After the perturbation was done, sample weights were calibrated so that PUMF estimates added up to Census population counts for 33 post-strata. Post-strata were generated by crossing province/the North, and three household types: households with 2 or more Aboriginal members, other households with 6 or more members and other households.

The PUMF sample is close to a self-weighting sample of households, with 85% of the weights equal to 32. As was the case for the traditional 2011 NHS PUMFs, the Random Group Method (Wolter, 2007) was used to allow users to generate variance estimates. With this method, sample households are randomly distributed among 8 replicates. Normally, following this step, each household has a replicate weight that is 8 times larger than its original weight, if it was selected for that replicate, and zero otherwise. The calibration step is then repeated for each replicate, leading to a set of 8 calibrated replicate weights for each household, which are equal to zero 7 times out of 8.

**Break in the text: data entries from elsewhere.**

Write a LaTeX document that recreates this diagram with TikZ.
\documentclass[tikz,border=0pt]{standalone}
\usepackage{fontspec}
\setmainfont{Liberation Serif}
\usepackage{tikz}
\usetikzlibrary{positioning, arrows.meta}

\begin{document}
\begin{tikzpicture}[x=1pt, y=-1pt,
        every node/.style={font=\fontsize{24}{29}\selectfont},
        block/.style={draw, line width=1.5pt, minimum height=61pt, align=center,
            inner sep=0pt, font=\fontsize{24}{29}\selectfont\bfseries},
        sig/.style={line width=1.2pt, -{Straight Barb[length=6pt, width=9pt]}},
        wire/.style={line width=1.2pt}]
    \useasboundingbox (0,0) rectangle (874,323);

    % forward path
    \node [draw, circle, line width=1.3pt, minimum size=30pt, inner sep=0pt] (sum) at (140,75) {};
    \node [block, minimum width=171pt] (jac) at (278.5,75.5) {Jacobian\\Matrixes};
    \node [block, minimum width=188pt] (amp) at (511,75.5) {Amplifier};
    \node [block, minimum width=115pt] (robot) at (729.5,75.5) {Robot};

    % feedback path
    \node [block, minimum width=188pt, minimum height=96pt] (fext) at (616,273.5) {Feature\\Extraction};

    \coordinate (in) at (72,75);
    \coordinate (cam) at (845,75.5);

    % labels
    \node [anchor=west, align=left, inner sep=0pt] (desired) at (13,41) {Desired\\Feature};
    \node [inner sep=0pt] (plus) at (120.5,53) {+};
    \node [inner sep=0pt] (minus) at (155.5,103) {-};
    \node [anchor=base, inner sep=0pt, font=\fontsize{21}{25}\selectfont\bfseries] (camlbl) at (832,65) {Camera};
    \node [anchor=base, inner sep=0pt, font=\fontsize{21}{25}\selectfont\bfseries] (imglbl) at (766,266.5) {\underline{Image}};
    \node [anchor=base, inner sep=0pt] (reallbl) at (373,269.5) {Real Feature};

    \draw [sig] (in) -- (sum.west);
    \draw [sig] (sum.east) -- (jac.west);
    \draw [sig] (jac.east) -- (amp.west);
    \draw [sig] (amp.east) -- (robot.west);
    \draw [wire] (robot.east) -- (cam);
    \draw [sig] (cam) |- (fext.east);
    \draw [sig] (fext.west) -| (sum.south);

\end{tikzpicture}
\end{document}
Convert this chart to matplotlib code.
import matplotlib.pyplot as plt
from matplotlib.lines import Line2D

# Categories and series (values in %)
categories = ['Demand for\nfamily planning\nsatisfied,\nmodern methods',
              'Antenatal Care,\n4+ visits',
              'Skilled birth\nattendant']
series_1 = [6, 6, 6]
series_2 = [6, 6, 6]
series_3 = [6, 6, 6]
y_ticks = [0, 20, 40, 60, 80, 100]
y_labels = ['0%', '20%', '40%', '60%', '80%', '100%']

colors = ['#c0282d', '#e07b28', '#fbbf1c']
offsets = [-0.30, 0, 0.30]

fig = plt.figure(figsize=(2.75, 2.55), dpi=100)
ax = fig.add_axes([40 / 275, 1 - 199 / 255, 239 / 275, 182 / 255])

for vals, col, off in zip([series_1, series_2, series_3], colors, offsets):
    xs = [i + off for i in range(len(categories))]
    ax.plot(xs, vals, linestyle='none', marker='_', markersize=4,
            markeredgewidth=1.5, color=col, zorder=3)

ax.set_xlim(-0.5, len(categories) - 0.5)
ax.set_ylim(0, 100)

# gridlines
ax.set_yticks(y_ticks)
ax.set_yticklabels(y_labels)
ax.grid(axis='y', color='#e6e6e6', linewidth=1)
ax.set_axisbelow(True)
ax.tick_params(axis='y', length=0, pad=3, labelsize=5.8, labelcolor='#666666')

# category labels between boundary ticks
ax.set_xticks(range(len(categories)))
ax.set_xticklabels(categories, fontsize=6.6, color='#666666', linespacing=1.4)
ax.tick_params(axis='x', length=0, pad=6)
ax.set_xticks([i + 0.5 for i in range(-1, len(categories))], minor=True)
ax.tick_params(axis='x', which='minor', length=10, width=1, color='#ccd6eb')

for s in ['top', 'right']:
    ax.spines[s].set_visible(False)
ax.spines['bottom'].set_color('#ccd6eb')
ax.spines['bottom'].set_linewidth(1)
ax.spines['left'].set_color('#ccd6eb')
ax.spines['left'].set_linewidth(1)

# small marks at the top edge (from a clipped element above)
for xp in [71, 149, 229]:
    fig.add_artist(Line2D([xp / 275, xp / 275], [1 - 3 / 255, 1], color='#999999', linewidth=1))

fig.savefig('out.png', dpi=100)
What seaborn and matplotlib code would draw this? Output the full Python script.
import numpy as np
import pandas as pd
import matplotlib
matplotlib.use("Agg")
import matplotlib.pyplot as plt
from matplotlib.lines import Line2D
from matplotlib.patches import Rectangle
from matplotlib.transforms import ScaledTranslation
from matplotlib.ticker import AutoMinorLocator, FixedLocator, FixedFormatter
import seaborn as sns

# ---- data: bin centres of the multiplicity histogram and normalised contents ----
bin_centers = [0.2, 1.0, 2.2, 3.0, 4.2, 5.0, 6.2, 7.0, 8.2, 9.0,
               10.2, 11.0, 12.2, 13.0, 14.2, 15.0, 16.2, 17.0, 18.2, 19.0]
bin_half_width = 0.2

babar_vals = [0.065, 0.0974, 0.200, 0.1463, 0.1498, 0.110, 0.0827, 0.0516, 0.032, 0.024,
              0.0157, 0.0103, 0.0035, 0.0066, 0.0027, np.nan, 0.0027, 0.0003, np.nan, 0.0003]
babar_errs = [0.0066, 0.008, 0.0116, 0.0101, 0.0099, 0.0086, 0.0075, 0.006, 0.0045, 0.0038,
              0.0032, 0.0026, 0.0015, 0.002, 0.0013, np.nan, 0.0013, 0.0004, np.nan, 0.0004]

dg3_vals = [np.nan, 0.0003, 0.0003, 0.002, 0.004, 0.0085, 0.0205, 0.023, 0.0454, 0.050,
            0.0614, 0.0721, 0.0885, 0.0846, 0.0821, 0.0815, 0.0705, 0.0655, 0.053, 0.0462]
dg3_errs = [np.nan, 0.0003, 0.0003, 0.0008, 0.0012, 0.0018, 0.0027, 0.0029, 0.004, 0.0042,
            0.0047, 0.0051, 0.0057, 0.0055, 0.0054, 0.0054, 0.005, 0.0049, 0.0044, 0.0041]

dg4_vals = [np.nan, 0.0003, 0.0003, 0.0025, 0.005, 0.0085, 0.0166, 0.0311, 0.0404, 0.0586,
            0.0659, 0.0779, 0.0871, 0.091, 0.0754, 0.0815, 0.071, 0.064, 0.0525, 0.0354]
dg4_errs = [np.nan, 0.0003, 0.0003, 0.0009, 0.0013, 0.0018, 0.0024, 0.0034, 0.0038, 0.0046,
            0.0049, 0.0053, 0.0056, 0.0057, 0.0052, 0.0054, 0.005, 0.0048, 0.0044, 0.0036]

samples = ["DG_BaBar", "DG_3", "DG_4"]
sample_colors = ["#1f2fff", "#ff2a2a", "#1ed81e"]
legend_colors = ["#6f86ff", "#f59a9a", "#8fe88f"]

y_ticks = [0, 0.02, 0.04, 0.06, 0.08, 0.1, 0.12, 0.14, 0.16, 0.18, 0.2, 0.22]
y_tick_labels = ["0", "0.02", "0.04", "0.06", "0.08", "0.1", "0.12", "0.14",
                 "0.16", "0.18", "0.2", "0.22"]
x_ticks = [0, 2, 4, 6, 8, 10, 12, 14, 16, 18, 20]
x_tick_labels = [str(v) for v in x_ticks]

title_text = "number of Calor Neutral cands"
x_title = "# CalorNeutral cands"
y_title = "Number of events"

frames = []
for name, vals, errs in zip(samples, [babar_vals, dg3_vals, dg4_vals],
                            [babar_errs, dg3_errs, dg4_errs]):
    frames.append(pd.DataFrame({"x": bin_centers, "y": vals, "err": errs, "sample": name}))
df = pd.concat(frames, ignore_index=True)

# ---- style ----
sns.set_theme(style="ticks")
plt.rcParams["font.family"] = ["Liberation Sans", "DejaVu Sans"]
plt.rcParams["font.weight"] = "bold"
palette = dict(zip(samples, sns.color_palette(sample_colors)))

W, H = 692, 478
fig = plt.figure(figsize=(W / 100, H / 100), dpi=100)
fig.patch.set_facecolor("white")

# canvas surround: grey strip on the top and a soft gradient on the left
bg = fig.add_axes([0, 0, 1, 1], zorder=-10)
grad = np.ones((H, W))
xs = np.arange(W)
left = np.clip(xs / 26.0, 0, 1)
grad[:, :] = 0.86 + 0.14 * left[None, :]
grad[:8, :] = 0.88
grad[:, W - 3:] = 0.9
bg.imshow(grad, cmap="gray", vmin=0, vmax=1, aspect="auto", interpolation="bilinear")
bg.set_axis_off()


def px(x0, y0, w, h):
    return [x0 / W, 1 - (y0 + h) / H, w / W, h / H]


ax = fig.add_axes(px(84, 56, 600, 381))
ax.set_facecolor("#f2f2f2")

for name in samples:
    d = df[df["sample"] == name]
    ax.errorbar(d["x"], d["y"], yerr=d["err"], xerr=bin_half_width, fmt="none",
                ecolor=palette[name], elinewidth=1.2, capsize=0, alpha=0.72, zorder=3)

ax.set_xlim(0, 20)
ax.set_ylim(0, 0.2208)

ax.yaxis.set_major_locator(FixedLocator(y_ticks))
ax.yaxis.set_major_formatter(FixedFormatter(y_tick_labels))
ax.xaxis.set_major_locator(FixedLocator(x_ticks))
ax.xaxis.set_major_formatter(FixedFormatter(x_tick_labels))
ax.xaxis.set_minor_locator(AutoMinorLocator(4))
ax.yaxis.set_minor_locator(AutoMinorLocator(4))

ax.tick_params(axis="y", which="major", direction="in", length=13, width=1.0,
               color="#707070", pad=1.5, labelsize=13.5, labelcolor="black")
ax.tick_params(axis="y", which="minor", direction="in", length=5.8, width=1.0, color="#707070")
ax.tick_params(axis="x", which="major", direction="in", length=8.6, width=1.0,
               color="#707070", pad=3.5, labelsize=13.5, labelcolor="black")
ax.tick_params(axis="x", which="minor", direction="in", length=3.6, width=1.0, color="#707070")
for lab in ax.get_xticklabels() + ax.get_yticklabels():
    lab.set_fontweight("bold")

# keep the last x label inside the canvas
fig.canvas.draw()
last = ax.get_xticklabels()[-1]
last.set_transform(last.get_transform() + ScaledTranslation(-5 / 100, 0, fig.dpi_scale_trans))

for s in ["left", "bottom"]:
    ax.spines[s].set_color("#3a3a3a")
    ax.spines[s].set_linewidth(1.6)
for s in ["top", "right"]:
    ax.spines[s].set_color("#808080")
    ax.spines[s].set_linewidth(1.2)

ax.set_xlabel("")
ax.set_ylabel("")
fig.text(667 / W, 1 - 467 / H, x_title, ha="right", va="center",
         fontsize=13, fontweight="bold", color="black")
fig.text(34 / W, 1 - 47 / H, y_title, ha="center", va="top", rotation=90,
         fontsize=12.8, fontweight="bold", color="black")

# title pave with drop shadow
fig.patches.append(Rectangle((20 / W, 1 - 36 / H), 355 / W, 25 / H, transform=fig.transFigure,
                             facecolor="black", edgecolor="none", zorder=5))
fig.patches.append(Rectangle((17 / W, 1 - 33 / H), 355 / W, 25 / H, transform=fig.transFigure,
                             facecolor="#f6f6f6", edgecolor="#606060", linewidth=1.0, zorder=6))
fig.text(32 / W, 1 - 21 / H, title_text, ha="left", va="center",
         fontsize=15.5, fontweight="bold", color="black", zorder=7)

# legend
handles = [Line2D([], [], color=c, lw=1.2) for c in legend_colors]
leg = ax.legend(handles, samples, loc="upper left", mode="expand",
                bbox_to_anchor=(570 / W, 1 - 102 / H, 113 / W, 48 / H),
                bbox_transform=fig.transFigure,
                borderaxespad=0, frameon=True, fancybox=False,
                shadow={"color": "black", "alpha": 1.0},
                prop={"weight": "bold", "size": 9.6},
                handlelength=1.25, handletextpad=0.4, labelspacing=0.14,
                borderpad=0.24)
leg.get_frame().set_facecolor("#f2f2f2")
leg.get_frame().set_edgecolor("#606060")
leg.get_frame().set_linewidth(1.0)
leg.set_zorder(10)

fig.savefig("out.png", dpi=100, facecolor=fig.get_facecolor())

One problem with zero weights is that they can yield estimates of zero, which could lead to problems for certain types of analyses; a solution is proposed by Rao and Shao (1999). To avoid having replicate weights equal to zero, rather than using the replicate weights as is, each replicate weight was replaced by the simple average of the original weight and the replicate weight. This yields a weight that is one-half of the original weight when the household is not in a particular replicate. It is those weights that were calibrated. The result is a set of 8 nonzero replicate weights for each household that can be used to generate replicate estimates for variance estimation purposes. More information on the estimation of variance using the (calibrated) replicate weights is provided in *2011 National Household Survey Special PUMF* (Statistics Canada, 2015).